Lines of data
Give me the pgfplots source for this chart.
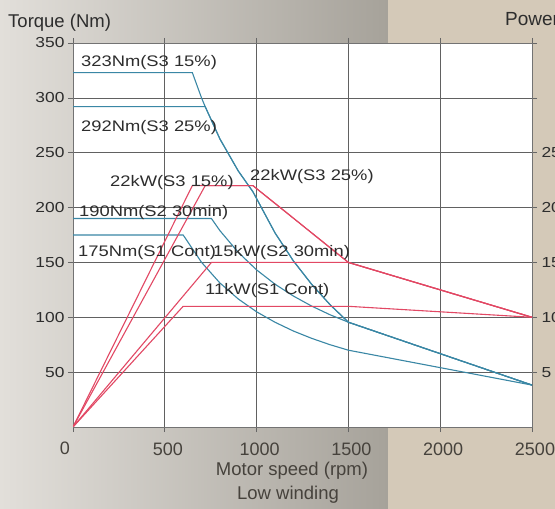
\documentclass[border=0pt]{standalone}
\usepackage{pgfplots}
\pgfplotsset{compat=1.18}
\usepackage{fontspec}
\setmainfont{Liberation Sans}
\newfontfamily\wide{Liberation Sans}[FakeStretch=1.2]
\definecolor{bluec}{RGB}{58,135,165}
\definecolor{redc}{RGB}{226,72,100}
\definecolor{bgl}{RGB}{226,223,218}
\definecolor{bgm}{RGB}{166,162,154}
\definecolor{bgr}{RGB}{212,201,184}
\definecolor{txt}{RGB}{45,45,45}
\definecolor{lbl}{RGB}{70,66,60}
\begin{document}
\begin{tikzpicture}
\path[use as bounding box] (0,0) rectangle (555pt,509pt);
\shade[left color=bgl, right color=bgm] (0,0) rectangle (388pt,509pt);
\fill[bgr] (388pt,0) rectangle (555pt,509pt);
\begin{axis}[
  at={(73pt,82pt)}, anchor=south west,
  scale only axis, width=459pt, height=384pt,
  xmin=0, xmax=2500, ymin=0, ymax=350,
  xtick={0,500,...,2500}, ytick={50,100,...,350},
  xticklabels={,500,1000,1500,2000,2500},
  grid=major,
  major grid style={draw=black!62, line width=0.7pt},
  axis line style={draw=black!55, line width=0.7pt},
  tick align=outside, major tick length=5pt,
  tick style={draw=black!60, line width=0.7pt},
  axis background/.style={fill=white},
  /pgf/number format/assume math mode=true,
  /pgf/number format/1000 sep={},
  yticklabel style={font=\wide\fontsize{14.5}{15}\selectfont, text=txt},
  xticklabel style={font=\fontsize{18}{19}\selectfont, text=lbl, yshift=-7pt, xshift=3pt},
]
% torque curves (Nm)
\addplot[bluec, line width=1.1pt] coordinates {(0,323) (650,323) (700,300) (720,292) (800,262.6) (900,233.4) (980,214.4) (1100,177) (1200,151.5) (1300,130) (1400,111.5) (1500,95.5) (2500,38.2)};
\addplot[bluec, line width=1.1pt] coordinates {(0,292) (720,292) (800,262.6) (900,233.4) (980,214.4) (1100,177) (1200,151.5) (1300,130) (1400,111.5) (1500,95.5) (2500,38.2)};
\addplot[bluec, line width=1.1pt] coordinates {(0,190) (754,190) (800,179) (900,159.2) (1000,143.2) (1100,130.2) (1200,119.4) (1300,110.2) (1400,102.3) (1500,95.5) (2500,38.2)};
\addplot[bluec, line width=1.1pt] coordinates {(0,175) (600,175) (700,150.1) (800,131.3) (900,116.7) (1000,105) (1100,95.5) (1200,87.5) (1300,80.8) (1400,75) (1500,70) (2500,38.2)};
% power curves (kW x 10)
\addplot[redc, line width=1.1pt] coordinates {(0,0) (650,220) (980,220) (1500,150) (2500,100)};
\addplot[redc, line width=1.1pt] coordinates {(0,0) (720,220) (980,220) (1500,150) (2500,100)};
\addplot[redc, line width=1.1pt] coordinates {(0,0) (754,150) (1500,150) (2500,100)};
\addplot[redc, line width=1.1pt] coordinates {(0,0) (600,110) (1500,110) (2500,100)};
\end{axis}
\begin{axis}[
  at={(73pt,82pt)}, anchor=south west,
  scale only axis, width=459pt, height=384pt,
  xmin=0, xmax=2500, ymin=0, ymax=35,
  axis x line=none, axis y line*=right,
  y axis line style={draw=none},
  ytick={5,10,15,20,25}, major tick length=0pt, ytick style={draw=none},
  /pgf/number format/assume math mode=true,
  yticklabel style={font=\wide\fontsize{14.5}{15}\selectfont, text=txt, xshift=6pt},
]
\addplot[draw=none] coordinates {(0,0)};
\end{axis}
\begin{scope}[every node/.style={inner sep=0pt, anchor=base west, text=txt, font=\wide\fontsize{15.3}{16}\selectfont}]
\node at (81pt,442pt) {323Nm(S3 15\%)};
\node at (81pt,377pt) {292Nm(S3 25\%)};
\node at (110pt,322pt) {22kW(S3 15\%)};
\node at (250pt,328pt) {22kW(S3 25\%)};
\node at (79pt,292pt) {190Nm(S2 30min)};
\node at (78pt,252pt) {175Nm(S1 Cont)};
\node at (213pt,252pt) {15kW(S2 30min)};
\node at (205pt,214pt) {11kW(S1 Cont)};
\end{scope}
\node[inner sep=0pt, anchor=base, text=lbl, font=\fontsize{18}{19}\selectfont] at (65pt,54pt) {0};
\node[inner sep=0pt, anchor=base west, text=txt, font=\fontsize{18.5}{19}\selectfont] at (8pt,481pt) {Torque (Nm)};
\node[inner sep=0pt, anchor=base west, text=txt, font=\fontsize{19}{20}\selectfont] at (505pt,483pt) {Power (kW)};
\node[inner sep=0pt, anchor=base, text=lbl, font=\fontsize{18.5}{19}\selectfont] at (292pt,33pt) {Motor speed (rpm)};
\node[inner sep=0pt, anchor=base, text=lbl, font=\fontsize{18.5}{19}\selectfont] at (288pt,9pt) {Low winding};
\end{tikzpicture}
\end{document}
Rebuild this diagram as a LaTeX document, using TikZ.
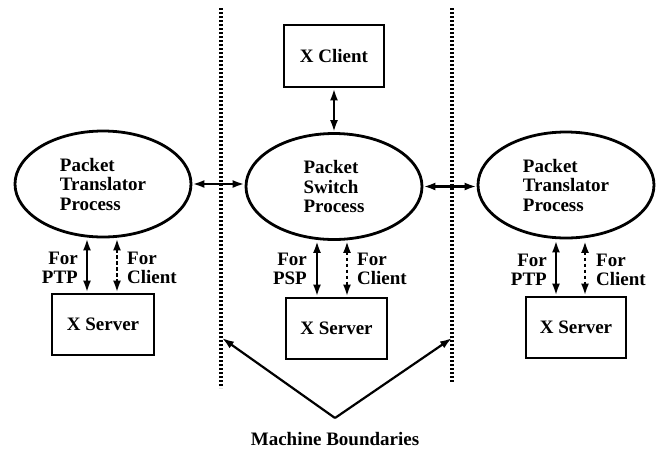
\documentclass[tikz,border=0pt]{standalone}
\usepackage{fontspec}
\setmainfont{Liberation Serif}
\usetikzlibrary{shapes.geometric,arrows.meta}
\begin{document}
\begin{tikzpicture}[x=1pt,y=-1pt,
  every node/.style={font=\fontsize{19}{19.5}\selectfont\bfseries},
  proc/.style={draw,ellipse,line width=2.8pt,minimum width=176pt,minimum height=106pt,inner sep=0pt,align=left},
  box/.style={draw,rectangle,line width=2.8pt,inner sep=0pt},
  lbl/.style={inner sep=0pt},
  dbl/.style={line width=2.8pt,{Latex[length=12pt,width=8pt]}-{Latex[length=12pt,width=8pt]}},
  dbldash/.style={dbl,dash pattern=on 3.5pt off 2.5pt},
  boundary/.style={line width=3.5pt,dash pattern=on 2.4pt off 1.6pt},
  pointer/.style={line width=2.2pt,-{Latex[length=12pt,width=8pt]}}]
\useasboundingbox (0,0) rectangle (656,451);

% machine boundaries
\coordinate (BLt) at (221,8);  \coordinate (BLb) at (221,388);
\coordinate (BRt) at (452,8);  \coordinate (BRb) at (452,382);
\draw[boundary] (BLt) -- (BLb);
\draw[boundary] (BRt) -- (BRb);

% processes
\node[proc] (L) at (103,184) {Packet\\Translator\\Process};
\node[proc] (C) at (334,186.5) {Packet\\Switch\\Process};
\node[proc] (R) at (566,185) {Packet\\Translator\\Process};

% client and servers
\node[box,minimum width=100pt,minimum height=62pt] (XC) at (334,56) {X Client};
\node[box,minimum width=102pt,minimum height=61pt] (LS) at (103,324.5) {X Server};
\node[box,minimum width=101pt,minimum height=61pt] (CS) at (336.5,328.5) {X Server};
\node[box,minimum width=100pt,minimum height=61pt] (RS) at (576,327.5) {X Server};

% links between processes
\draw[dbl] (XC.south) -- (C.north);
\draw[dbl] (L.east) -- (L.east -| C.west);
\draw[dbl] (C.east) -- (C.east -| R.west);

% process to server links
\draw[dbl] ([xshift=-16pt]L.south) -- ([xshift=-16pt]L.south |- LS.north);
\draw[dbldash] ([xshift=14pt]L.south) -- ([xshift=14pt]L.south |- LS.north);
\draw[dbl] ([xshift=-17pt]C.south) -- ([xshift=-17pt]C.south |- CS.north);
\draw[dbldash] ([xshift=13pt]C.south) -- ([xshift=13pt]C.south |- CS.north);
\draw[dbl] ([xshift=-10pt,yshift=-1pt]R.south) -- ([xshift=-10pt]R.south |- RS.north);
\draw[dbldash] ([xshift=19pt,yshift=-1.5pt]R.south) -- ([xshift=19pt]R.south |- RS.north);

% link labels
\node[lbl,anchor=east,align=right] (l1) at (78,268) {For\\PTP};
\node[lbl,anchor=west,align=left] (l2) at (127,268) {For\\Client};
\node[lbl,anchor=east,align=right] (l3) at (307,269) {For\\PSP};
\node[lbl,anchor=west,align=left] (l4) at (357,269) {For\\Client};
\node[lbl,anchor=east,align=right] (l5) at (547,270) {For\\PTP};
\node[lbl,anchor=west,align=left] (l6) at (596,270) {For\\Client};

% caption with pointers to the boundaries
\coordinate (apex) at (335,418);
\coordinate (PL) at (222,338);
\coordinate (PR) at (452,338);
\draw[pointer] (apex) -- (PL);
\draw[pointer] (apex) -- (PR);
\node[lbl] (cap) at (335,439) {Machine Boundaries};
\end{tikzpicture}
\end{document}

◆ **Goal of the exercise**
Using the entries above, write out exactly the lines from the one with "Rebuild this diagram" through the one with "(R) at (566,185)", ends included. Leave out any pictures.

◆ **Reply**
Rebuild this diagram as a LaTeX document, using TikZ.
\documentclass[tikz,border=0pt]{standalone}
\usepackage{fontspec}
\setmainfont{Liberation Serif}
\usetikzlibrary{shapes.geometric,arrows.meta}
\begin{document}
\begin{tikzpicture}[x=1pt,y=-1pt,
  every node/.style={font=\fontsize{19}{19.5}\selectfont\bfseries},
  proc/.style={draw,ellipse,line width=2.8pt,minimum width=176pt,minimum height=106pt,inner sep=0pt,align=left},
  box/.style={draw,rectangle,line width=2.8pt,inner sep=0pt},
  lbl/.style={inner sep=0pt},
  dbl/.style={line width=2.8pt,{Latex[length=12pt,width=8pt]}-{Latex[length=12pt,width=8pt]}},
  dbldash/.style={dbl,dash pattern=on 3.5pt off 2.5pt},
  boundary/.style={line width=3.5pt,dash pattern=on 2.4pt off 1.6pt},
  pointer/.style={line width=2.2pt,-{Latex[length=12pt,width=8pt]}}]
\useasboundingbox (0,0) rectangle (656,451);

% machine boundaries
\coordinate (BLt) at (221,8);  \coordinate (BLb) at (221,388);
\coordinate (BRt) at (452,8);  \coordinate (BRb) at (452,382);
\draw[boundary] (BLt) -- (BLb);
\draw[boundary] (BRt) -- (BRb);

% processes
\node[proc] (L) at (103,184) {Packet\\Translator\\Process};
\node[proc] (C) at (334,186.5) {Packet\\Switch\\Process};
\node[proc] (R) at (566,185) {Packet\\Translator\\Process};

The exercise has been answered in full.